● Given task
Your task is to return, exactly, the run of lines starting at the line holding "Output the LaTeX" and ending at the line holding "align=right, anchor=east] (econ)", both ends included and no other lines.

● Records supplied
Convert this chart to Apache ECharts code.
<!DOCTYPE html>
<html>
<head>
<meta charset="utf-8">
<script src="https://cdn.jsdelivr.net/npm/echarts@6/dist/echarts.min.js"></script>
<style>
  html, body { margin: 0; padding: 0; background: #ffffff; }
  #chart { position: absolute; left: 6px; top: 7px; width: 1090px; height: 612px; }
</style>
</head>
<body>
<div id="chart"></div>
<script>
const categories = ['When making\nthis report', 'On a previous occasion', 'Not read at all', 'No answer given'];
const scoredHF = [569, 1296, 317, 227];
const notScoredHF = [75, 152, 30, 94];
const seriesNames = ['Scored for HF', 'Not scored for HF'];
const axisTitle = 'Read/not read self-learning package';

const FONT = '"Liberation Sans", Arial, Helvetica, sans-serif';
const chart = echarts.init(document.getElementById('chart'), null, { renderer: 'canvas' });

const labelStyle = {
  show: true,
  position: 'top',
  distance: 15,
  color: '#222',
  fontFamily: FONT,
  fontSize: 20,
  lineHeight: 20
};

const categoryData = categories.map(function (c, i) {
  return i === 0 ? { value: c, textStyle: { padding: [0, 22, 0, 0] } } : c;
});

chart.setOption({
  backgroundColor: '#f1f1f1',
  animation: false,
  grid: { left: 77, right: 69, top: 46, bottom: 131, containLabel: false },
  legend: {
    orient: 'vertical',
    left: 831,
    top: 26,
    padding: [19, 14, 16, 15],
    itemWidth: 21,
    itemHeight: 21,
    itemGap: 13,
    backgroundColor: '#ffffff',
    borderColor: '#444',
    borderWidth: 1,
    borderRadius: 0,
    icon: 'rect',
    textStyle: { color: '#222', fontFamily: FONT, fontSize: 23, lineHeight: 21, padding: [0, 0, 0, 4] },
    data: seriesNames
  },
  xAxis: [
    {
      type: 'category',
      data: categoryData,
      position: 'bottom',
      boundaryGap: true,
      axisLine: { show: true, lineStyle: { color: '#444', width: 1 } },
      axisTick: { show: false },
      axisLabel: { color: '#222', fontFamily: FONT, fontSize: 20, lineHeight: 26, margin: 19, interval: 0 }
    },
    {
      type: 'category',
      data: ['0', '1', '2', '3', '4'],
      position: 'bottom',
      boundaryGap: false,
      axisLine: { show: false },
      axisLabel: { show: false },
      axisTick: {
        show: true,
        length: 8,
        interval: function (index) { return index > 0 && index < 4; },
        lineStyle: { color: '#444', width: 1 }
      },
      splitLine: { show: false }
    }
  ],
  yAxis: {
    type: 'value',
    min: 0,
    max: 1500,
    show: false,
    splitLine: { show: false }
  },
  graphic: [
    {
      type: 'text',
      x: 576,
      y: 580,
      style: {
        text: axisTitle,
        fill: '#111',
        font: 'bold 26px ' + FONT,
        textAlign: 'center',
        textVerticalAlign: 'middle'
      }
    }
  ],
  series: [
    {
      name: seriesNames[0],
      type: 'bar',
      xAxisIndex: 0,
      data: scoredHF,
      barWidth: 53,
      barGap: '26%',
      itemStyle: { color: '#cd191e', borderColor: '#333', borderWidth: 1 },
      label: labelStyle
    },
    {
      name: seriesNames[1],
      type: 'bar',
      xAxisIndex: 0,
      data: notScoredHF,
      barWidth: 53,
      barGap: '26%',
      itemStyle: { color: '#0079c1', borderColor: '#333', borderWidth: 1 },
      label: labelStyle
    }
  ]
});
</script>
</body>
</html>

---

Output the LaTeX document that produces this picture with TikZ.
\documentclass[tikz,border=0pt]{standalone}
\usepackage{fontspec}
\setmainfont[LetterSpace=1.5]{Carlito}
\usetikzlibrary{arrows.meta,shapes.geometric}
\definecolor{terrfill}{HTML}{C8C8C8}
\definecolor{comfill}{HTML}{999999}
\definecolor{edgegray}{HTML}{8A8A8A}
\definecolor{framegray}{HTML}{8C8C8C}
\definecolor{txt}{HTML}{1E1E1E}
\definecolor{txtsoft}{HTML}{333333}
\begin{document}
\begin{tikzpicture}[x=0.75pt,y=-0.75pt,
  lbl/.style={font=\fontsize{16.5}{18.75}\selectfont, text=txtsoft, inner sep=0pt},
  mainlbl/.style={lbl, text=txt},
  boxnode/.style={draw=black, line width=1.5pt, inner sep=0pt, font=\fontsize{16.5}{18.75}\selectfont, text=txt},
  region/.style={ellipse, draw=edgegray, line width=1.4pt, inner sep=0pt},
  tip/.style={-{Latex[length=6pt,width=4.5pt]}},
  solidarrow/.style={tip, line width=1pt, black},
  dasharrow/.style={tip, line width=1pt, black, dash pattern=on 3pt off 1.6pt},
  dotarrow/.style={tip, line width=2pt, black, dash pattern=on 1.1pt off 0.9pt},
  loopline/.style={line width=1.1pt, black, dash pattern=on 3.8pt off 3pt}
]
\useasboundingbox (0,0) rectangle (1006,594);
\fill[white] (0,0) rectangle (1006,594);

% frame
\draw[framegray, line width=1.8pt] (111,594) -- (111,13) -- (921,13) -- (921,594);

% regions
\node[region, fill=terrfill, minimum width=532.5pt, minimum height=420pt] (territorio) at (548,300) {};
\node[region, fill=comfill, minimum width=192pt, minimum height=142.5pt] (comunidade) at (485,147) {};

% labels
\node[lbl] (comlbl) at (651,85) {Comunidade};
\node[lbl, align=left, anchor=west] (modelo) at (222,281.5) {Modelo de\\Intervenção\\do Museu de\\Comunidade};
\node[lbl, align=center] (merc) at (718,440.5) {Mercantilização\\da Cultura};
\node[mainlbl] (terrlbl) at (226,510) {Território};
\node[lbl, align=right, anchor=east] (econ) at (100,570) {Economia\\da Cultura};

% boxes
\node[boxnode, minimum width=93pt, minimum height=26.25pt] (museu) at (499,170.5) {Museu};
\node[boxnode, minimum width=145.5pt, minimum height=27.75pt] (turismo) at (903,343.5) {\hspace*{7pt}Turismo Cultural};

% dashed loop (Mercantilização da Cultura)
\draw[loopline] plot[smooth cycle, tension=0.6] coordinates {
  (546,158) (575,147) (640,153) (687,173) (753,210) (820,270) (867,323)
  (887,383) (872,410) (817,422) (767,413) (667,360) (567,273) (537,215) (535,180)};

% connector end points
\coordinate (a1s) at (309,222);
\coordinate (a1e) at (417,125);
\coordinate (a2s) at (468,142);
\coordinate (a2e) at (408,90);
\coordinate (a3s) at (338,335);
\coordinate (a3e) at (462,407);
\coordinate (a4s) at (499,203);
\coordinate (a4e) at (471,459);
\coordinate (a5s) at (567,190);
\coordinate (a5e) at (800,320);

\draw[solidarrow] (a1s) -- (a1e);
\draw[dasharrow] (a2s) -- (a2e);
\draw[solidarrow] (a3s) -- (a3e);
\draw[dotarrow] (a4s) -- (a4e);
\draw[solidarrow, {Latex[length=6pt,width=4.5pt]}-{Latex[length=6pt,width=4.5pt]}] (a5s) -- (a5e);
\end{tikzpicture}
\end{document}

● Expected answer
Output the LaTeX document that produces this picture with TikZ.
\documentclass[tikz,border=0pt]{standalone}
\usepackage{fontspec}
\setmainfont[LetterSpace=1.5]{Carlito}
\usetikzlibrary{arrows.meta,shapes.geometric}
\definecolor{terrfill}{HTML}{C8C8C8}
\definecolor{comfill}{HTML}{999999}
\definecolor{edgegray}{HTML}{8A8A8A}
\definecolor{framegray}{HTML}{8C8C8C}
\definecolor{txt}{HTML}{1E1E1E}
\definecolor{txtsoft}{HTML}{333333}
\begin{document}
\begin{tikzpicture}[x=0.75pt,y=-0.75pt,
  lbl/.style={font=\fontsize{16.5}{18.75}\selectfont, text=txtsoft, inner sep=0pt},
  mainlbl/.style={lbl, text=txt},
  boxnode/.style={draw=black, line width=1.5pt, inner sep=0pt, font=\fontsize{16.5}{18.75}\selectfont, text=txt},
  region/.style={ellipse, draw=edgegray, line width=1.4pt, inner sep=0pt},
  tip/.style={-{Latex[length=6pt,width=4.5pt]}},
  solidarrow/.style={tip, line width=1pt, black},
  dasharrow/.style={tip, line width=1pt, black, dash pattern=on 3pt off 1.6pt},
  dotarrow/.style={tip, line width=2pt, black, dash pattern=on 1.1pt off 0.9pt},
  loopline/.style={line width=1.1pt, black, dash pattern=on 3.8pt off 3pt}
]
\useasboundingbox (0,0) rectangle (1006,594);
\fill[white] (0,0) rectangle (1006,594);

% frame
\draw[framegray, line width=1.8pt] (111,594) -- (111,13) -- (921,13) -- (921,594);

% regions
\node[region, fill=terrfill, minimum width=532.5pt, minimum height=420pt] (territorio) at (548,300) {};
\node[region, fill=comfill, minimum width=192pt, minimum height=142.5pt] (comunidade) at (485,147) {};

% labels
\node[lbl] (comlbl) at (651,85) {Comunidade};
\node[lbl, align=left, anchor=west] (modelo) at (222,281.5) {Modelo de\\Intervenção\\do Museu de\\Comunidade};
\node[lbl, align=center] (merc) at (718,440.5) {Mercantilização\\da Cultura};
\node[mainlbl] (terrlbl) at (226,510) {Território};
\node[lbl, align=right, anchor=east] (econ) at (100,570) {Economia\\da Cultura};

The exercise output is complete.